Jose Mujica, Uruguay’s humble ex-president, offers to house 100 Syrian refugee children
While an outpouring of aid has been offered by many nations to address the Syrian crisis, a humble salute goes to Uruguay’s ex-president, who has opened his home to 100 children orphaned by the Syrian civil war. Photo CBC.ca
By Amanda Froelich, True Activist, News Report
Since the Syrian conflict began in 2011, over 2 million Syrians have been displaced from their homes and forced to migrate to other areas. Most refugees fled to Turkey, Jordan, and Lebanon. Others flocked to cities like Germany and Hungary, hoping to find a safe haven and a new lease on life.
In response to the Syrian crisis, an outpouring of aid has been offered by many nations. Germany, for example, offered so much aid to migrating Syrians, the police became “over-whelmed” and asked them to kindly desist. And when Ice-land’s government capped its Syrian refugee number at 50, over 10,000 Icelanders opened up their homes to help those in crisis.

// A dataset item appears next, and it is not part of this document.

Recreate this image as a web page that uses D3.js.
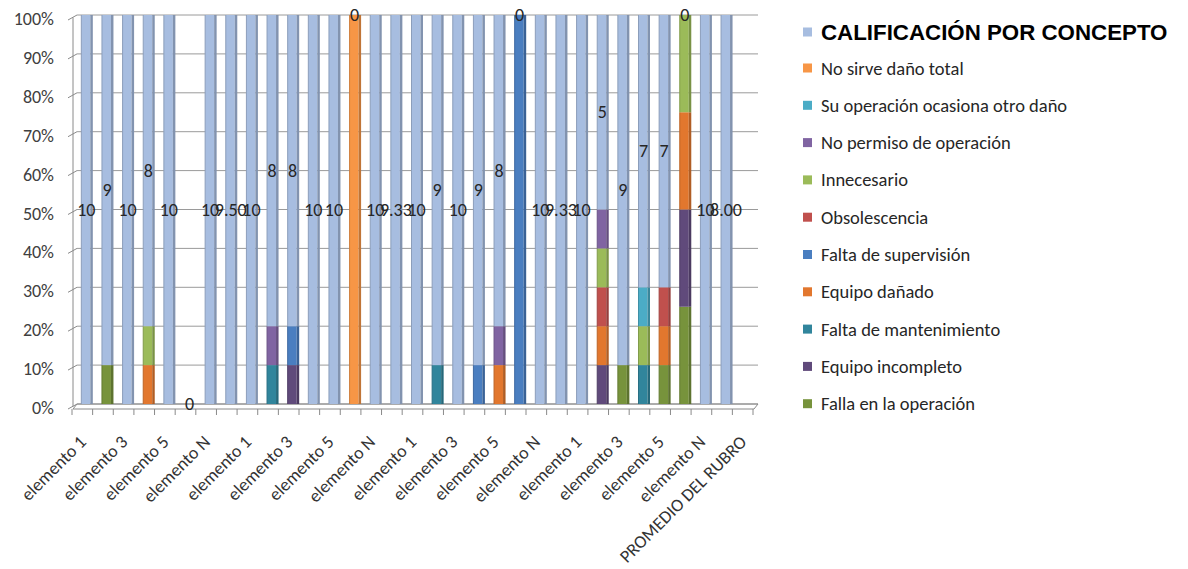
<!DOCTYPE html>
<html>
<head>
<meta charset="utf-8">
<script src="https://cdn.jsdelivr.net/npm/d3@7"></script>
<style>
  html, body { margin: 0; padding: 0; background: #ffffff; }
  svg { display: block; }
</style>
</head>
<body>
<svg id="chart" width="1188" height="569"></svg>
<script>
// ---- Data -------------------------------------------------------------
const categories = [
  "elemento 1", "elemento 2", "elemento 3", "elemento 4", "elemento 5", "elemento 6", "elemento N", "PROMEDIO",
  "elemento 1", "elemento 2", "elemento 3", "elemento 4", "elemento 5", "elemento 6", "elemento N", "PROMEDIO",
  "elemento 1", "elemento 2", "elemento 3", "elemento 4", "elemento 5", "elemento 6", "elemento N", "PROMEDIO",
  "elemento 1", "elemento 2", "elemento 3", "elemento 4", "elemento 5", "elemento 6", "elemento N", "PROMEDIO",
  "PROMEDIO DEL RUBRO"
];

// Grade per element (0-10); group averages leave out the zero grades
const calificacion = [
  10, 9, 10, 8, 10, 0, 10, 9.50,
  10, 8, 8, 10, 10, 0, 10, 9.33,
  10, 9, 10, 9, 8, 0, 10, 9.33,
  10, 5, 9, 7, 7, 0, 10, 8.00,
  null
];

// Points deducted for each concept
const fallaOperacion = [
  0, 1, 0, 0, 0, 0, 0, 0,
  0, 0, 0, 0, 0, 0, 0, 0,
  0, 0, 0, 0, 0, 0, 0, 0,
  0, 0, 1, 0, 1, 1, 0, 0,
  0
];
const equipoIncompleto = [
  0, 0, 0, 0, 0, 0, 0, 0,
  0, 0, 1, 0, 0, 0, 0, 0,
  0, 0, 0, 0, 0, 0, 0, 0,
  0, 1, 0, 0, 0, 1, 0, 0,
  0
];
const faltaMantenimiento = [
  0, 0, 0, 0, 0, 0, 0, 0,
  0, 1, 0, 0, 0, 0, 0, 0,
  0, 1, 0, 0, 0, 0, 0, 0,
  0, 0, 0, 1, 0, 0, 0, 0,
  0
];
const equipoDanado = [
  0, 0, 0, 1, 0, 0, 0, 0,
  0, 0, 0, 0, 0, 0, 0, 0,
  0, 0, 0, 0, 1, 0, 0, 0,
  0, 1, 0, 0, 1, 1, 0, 0,
  0
];
const faltaSupervision = [
  0, 0, 0, 0, 0, 0, 0, 0,
  0, 0, 1, 0, 0, 0, 0, 0,
  0, 0, 0, 1, 0, 1, 0, 0,
  0, 0, 0, 0, 0, 0, 0, 0,
  0
];
const obsolescencia = [
  0, 0, 0, 0, 0, 0, 0, 0,
  0, 0, 0, 0, 0, 0, 0, 0,
  0, 0, 0, 0, 0, 0, 0, 0,
  0, 1, 0, 0, 1, 0, 0, 0,
  0
];
const innecesario = [
  0, 0, 0, 1, 0, 0, 0, 0,
  0, 0, 0, 0, 0, 0, 0, 0,
  0, 0, 0, 0, 0, 0, 0, 0,
  0, 1, 0, 1, 0, 1, 0, 0,
  0
];
const noPermiso = [
  0, 0, 0, 0, 0, 0, 0, 0,
  0, 1, 0, 0, 0, 0, 0, 0,
  0, 0, 0, 0, 1, 0, 0, 0,
  0, 1, 0, 0, 0, 0, 0, 0,
  0
];
const suOperacion = [
  0, 0, 0, 0, 0, 0, 0, 0,
  0, 0, 0, 0, 0, 0, 0, 0,
  0, 0, 0, 0, 0, 0, 0, 0,
  0, 0, 0, 1, 0, 0, 0, 0,
  0
];
const noSirve = [
  0, 0, 0, 0, 0, 0, 0, 0,
  0, 0, 0, 0, 0, 1, 0, 0,
  0, 0, 0, 0, 0, 0, 0, 0,
  0, 0, 0, 0, 0, 0, 0, 0,
  0
];

const yTicks = [0, 0.1, 0.2, 0.3, 0.4, 0.5, 0.6, 0.7, 0.8, 0.9, 1];
const labelEvery = 2;

// ---- Series (stack order, bottom to top) -------------------------------
const seriesDefs = [
  { key: "fallaOperacion",     name: "Falla en la operación",           color: "#77933C", values: fallaOperacion },
  { key: "equipoIncompleto",   name: "Equipo incompleto",               color: "#604A7B", values: equipoIncompleto },
  { key: "faltaMantenimiento", name: "Falta de mantenimiento",          color: "#31859C", values: faltaMantenimiento },
  { key: "equipoDanado",       name: "Equipo dañado",                   color: "#E2772E", values: equipoDanado },
  { key: "faltaSupervision",   name: "Falta de supervisión",            color: "#4A7EC0", values: faltaSupervision },
  { key: "obsolescencia",      name: "Obsolescencia",                   color: "#C0504D", values: obsolescencia },
  { key: "innecesario",        name: "Innecesario",                     color: "#9BBB59", values: innecesario },
  { key: "noPermiso",          name: "No permiso de operación",         color: "#8064A2", values: noPermiso },
  { key: "suOperacion",        name: "Su operación ocasiona otro daño", color: "#4BACC6", values: suOperacion },
  { key: "noSirve",            name: "No sirve daño total",             color: "#F79646", values: noSirve },
  { key: "calificacion",       name: "CALIFICACIÓN POR CONCEPTO",       color: "#A7BDE0", values: calificacion }
];

const rows = categories.map((c, i) => {
  const r = { index: i };
  seriesDefs.forEach(s => { r[s.key] = s.values[i] == null ? 0 : s.values[i]; });
  return r;
});

const stacked = d3.stack()
  .keys(seriesDefs.map(s => s.key))
  .offset(d3.stackOffsetExpand)(rows);

// ---- Layout -------------------------------------------------------------
const svg = d3.select("#chart");
const FONT = "Carlito, Calibri, Lato, 'Open Sans', sans-serif";

const backLeft = 77, backRight = 758;
const depthX = -4, depthY = 5;

const x = d3.scaleBand()
  .domain(d3.range(categories.length))
  .range([76, 757]);
const y = d3.scaleLinear().domain([0, 1]).range([404, 15]);
const bw = x.bandwidth();

const axisColor = "#8a8a8a";

// back wall grid lines
const grid = svg.append("g");
grid.selectAll("line.grid")
  .data(yTicks)
  .join("line")
  .attr("x1", backLeft).attr("x2", backRight)
  .attr("y1", d => y(d)).attr("y2", d => y(d))
  .attr("stroke", "#9a9a9a").attr("stroke-width", 1);

// side wall edges with small slanted ticks
grid.selectAll("line.side")
  .data(yTicks)
  .join("line")
  .attr("x1", backLeft).attr("y1", d => y(d))
  .attr("x2", backLeft - 9).attr("y2", d => y(d) + 5)
  .attr("stroke", axisColor);
grid.append("line")
  .attr("x1", 73).attr("x2", 73)
  .attr("y1", y(1) + 2.5).attr("y2", y(0) + 2.5)
  .attr("stroke", axisColor);

// floor
grid.append("path")
  .attr("d", `M${backLeft},${y(0)} L${backRight},${y(0)} L${backRight + depthX},${y(0) + depthY} L${backLeft + depthX},${y(0) + depthY} Z`)
  .attr("fill", "none").attr("stroke", axisColor);

// category ticks on the front edge
grid.selectAll("line.xtick")
  .data(d3.range(categories.length + 1))
  .join("line")
  .attr("x1", i => 76 + depthX + i * bw).attr("x2", i => 76 + depthX + i * bw)
  .attr("y1", y(0) + depthY).attr("y2", y(0) + depthY + 6)
  .attr("stroke", axisColor);

// y axis labels
svg.append("g").selectAll("text")
  .data(yTicks)
  .join("text")
  .attr("x", 54)
  .attr("y", d => y(d) + 4)
  .attr("text-anchor", "end")
  .attr("dominant-baseline", "central")
  .attr("font-family", FONT)
  .attr("font-size", 18)
  .attr("fill", "#404040")
  .text(d3.format(".0%"));

// ---- Bars -------------------------------------------------------------
const faceW = 9, sideW = 2.5;
const barsG = svg.append("g");
stacked.forEach((layer, li) => {
  const def = seriesDefs[li];
  const segs = layer.filter(d => d[1] - d[0] > 0);
  const g = barsG.append("g");
  g.selectAll("rect.face")
    .data(segs)
    .join("rect")
    .attr("x", d => x(d.data.index) + bw / 2 - faceW / 2 - 0.5)
    .attr("y", d => y(d[1]))
    .attr("width", faceW)
    .attr("height", d => y(d[0]) - y(d[1]))
    .attr("fill", def.color);
  g.selectAll("rect.side")
    .data(segs)
    .join("rect")
    .attr("x", d => x(d.data.index) + bw / 2 + faceW / 2 - 0.5)
    .attr("y", d => y(d[1]))
    .attr("width", sideW)
    .attr("height", d => y(d[0]) - y(d[1]))
    .attr("fill", d3.color(def.color).darker(0.7));
  g.selectAll("line.edge")
    .data(segs)
    .join("line")
    .attr("x1", d => x(d.data.index) + bw / 2 - faceW / 2 - 0.5)
    .attr("x2", d => x(d.data.index) + bw / 2 - faceW / 2 - 0.5)
    .attr("y1", d => y(d[1])).attr("y2", d => y(d[0]))
    .attr("stroke", d3.color(def.color).darker(0.5))
    .attr("stroke-width", 1);
});

// grade labels, centred on the grade segment
const gradeLayer = stacked[stacked.length - 1];
const fmtInt = d3.format("d"), fmtAvg = d3.format(".2f");
svg.append("g").selectAll("text")
  .data(gradeLayer.filter(d => calificacion[d.data.index] != null))
  .join("text")
  .attr("x", d => x(d.data.index) + bw / 2)
  .attr("y", d => y((d[0] + d[1]) / 2))
  .attr("text-anchor", "middle")
  .attr("dominant-baseline", "central")
  .attr("font-family", FONT)
  .attr("font-size", 18)
  .attr("fill", "#262626")
  .text(d => {
    const v = calificacion[d.data.index];
    return categories[d.data.index] === "PROMEDIO" ? fmtAvg(v) : fmtInt(v);
  });

// category labels
svg.append("g").selectAll("text")
  .data(d3.range(0, categories.length, labelEvery))
  .join("text")
  .attr("transform", i => `translate(${x(i) + bw / 2 + 1},443) rotate(-45)`)
  .attr("text-anchor", "end")
  .attr("font-family", FONT)
  .attr("font-size", 18)
  .attr("fill", "#333333")
  .text(i => categories[i]);

// ---- Legend -------------------------------------------------------------
const legend = svg.append("g");
const legendItems = seriesDefs.slice().reverse();
legendItems.forEach((s, k) => {
  const cy = k === 0 ? 32 : 68 + (k - 1) * 37.3;
  legend.append("rect")
    .attr("x", 803).attr("y", cy - 4.5)
    .attr("width", 9).attr("height", 9)
    .attr("fill", s.color);
  legend.append("text")
    .attr("x", 821).attr("y", cy)
    .attr("dominant-baseline", "central")
    .attr("font-family", k === 0 ? "'Liberation Sans', Arial, sans-serif" : FONT)
    .attr("font-weight", k === 0 ? "bold" : "normal")
    .attr("font-size", k === 0 ? 22.3 : 18.5)
    .attr("fill", k === 0 ? "#000000" : "#262626")
    .text(s.name);
});
</script>
</body>
</html>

Now, the world’s “poorest ex-president” – though the richest in spirit and humility – has opened up his home in Uruguay to one hundred children orphaned by the Syrian civil war. *Note: Jose Mujica is now Uruguay’s ex-president, as his term ended in March 2015. He was, however, already involved in offering assistance to Syrian refugees last year (October 2014), and continues to play a major role in softening the crisis.
As Yahoo News reports, the doors to his summer retreat, “a mansion and riverfront estate surrounded by rolling pastures,” has flung its doors open to little ones in aid. The estate will no doubt be a welcome sanctuary for any of the hundreds of thousands of refugees displaced by Syria’s political turmoil.
The children could arrive at Jose Mujica’s summer mansion as early as September, relocating from refugee camps in the Middle East. Each child will travel with at least one guardian, as the UN High Commission for Refugees (UNHCR) does not relocate orphans without a family member.
The exact number of children expected at Mujica’s summer residence is still being worked out, particularly since the Uruguayan government will be responsible for all of the expenses.
At present, both Germany and Brazil have granted immigration visas to Syrian refugees, 10,000 from the former and 2,000 from the latter. Surely more nations will follow suit in the future, as these people have no home to return to.
The United States Pales In Comparison
As World Mic reports, out of the estimated 2.3 million Syrian refugees displaced, the United States has only admitted 31 into the country – and that was in 2013. Perhaps even worse, although 135,000 Syrians had applied for asylum by January 2015, most applications were rejected because of strict immigration laws instituted to prevent terrorists from entering the country.
The Obama administration did announce in February 2014 it would ease up some of the immigration restrictions, and will exempt Syrian refugees “on a case-by-case basis to the ‘material support’ bar in U.S. immigration law,” reported Reuters.
Either way, there are millions of opinions on the issue and no one easy solution. At least President Mujica is exampling to the world the type of leaders we – individually and collective – can attract and vote into office.